Keeping up to date on climate stories in the news and blogs, it is just a fact that the world has turned skeptical. A few years ago, people were literally afraid to own up to being a skeptic. Today, it would seem as daft as not owning up to liking ABBA.
Likewise, the few catastrophist news articles that now appear amongst the mass of climate tittle tattle of which most a skeptical in some way or other just don’t seem important. They are either reruns of stories which might have been scary the first time, they might have been worth reading when the first lesser spotted goat toad was nearing extinction – but now when the same less spotted goad toad is still nearing extinction a decade later, people are just growing bored of them.
There are now very few places in public life where the climate zealots still have total control. The BBC is a notable example, Wikipedia is another and presumably the Australian ABC. Notice, I’ve not said the Guardian. Even at the Guardian I’ve noticed a skeptical edge to their reporting. So, I’m not sure if the zealots haven’t had their feathers trimmed there recently.
So, in the present majority skeptic news coverage, the BBC’s return to pure climate zealotry and the denial of impartiality is all the more remarkable.
However, the importance is not that the BBC will change any minds, but that it shows the growing irrelevance of the BBC. It is a simple fact, the BBC lost their credibility on climate reporting long ago. No one now pays any attention to the BBC on climate (nor much else if my children are typical), and the only reason most skeptics are annoyed is because they are wasting our money on their obsession.
But in a sense, the very fact the BBC now feel that they can return to zealotry is an admission by the BBC that it doesn’t have any credibility left to lose on climate.
Just as we skeptics chose to stop editing Wikipedia, because the overtly propagandist content did more to discredit their propaganda than any edits we made, so the BBC’s new policy of being overtly anti-evidence, anti-science & anti-impartiality, might once have mattered, but now in the new competitive marketplace of information, it is almost an irrelevance.
Indeed, just like Wikipedia, it will only highlight their own bias!
And more importantly, the only reason they can do it now, is because they’ve already lost their credibility.

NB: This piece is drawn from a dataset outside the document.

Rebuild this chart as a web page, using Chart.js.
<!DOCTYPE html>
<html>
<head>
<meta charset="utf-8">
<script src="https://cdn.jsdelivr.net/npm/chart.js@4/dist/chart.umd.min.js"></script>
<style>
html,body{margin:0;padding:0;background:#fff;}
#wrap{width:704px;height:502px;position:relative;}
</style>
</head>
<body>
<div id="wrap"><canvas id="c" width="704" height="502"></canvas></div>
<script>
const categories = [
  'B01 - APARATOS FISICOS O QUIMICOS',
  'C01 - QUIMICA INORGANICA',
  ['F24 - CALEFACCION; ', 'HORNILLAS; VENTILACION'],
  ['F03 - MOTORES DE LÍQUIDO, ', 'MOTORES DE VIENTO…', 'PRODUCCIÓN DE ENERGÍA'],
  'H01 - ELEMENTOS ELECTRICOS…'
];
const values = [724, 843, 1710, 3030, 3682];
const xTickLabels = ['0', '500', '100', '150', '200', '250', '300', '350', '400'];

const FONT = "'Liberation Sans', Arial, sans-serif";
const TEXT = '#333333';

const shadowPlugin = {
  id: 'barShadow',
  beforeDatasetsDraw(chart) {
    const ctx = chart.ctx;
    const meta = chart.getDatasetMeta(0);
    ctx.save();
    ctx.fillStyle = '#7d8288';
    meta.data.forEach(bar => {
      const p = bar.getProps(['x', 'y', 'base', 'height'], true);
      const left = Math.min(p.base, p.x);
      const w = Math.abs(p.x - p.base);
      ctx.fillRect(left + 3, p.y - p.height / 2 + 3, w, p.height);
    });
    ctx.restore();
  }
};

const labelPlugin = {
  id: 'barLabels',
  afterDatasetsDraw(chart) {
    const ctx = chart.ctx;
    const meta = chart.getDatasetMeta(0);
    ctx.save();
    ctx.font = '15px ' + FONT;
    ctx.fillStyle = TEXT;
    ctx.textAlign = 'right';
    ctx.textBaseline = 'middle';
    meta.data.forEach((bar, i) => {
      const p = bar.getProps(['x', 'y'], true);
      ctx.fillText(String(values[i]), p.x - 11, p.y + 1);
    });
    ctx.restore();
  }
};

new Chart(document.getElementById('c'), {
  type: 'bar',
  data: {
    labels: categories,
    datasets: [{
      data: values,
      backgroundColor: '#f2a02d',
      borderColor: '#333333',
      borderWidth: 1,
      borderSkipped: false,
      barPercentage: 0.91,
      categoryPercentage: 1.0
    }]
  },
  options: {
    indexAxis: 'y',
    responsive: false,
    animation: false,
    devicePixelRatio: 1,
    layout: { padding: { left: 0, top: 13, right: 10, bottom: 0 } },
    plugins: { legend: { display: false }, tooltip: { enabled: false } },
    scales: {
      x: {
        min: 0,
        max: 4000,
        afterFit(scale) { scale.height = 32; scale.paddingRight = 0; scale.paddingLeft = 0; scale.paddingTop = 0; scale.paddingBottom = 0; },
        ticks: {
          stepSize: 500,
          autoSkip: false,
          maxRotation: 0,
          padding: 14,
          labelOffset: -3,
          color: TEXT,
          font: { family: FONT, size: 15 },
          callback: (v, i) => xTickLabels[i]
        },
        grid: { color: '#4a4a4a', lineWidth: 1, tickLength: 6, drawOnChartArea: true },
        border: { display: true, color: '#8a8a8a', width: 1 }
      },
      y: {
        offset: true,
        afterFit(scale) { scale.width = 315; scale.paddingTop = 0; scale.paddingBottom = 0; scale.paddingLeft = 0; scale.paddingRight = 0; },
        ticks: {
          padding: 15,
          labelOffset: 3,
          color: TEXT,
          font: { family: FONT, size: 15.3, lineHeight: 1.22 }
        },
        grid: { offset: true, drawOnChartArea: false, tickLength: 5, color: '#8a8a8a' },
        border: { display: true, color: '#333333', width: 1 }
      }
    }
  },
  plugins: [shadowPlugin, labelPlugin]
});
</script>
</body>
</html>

They cannot possibly regain a reputation for impartiality – so what does it matter (in their isolated universe) if they just do what they want to do and push the eco-fascist agenda?
This is why it seems to me to be the “dead cat bouncing”. The fact that they feel free to return to zealotry is a symptom of their irrelevance. When you’ve already lost public trust, why hold back?
So, what does it matter? Having lost their credibility, they cannot now sway public opinion, so all it can do is speed the inevitable part-privatisation of the BBC.
Dead Cat bounce: a name for the way a stock market after suffering huge falls can see a small rebound at the end when dealers realise the market has fallen too far. I believe the name comes from the phrase “even a dead cat will bounce.
I was very disappointed this morning that the BBC Scotland news on television reported a Friends of the Earth claim that this was heading to be the second warmest year ever in Scotland. A press release from a highly politicised fringe extremist group is publicised as if it is genuine factual news. Shockingly unbalanced agenda driven reporting.
For most of my life I’ve listened to radio 4 and watched BBC news. Then I started reading news on the internet, and that just showed how biased the BBC are particularly on climate.
Then I started hearing the BBC liken us skeptics to paedophiles and so I stopped listening habitually and will now just turn off the radio or switch TV channel.
So, I suspect the biggest reason we’re getting the “dead cat bounce” is that people like me who felt strong enough to complain are no longer watching or listening. And where we lead everyone else who didn’t feel strong enough will now follow.